I'm developing a package called garlicsim
. (Website.) The package is intended for Python 2.X, but I am also offerring Python 3 support on a different fork called garlicsim_py3
.(1)
So both of these packages live side by side on PyPI, and Python 3 users install garlicsim_py3
, and Python 2 users install garlicsim
.
The problem is: When third party modules want to use garlicsim, they should have one package name to refer to, not two. Sure, they can do something like this:
try:
import garlicsim
except ImportError:
import garlicsim_py3 as garlicsim
But I would prefer not to make the developers of these modules do this.

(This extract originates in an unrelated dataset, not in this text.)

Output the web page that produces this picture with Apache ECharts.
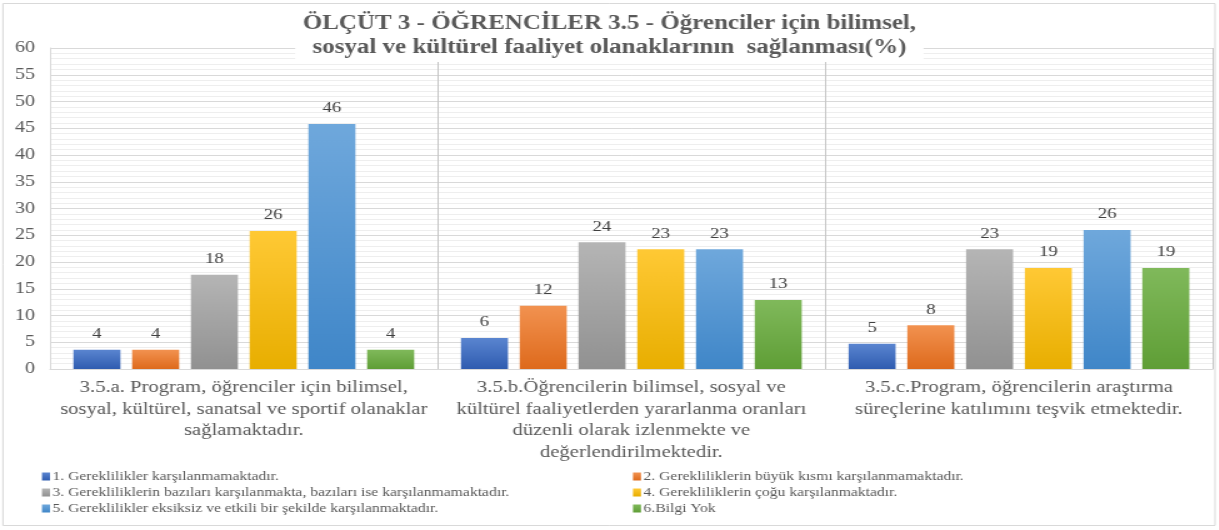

Is there a way that garlicsim_py3
will install itself under the alias garlicsim
? What I want is for a Python 3 user to be able to import garlicsim
and refer to the module all the time as garlicsim
, but that it will really be garlicsim_py3
.
I know that the Distribute project does something like this: They make it so you can import setuptools
and it will be redirected into their code. I have no idea how they do it.
Any ideas?
(1) I've reached the decision to support Python 3 on a fork instead of in the same code base; It's important for me that the code base will be clean, and I would really not want to introduce compatibilty hacks.
Eventually I decided not to do it, and just have the two projects have the same package name even though they have a different PyPI name.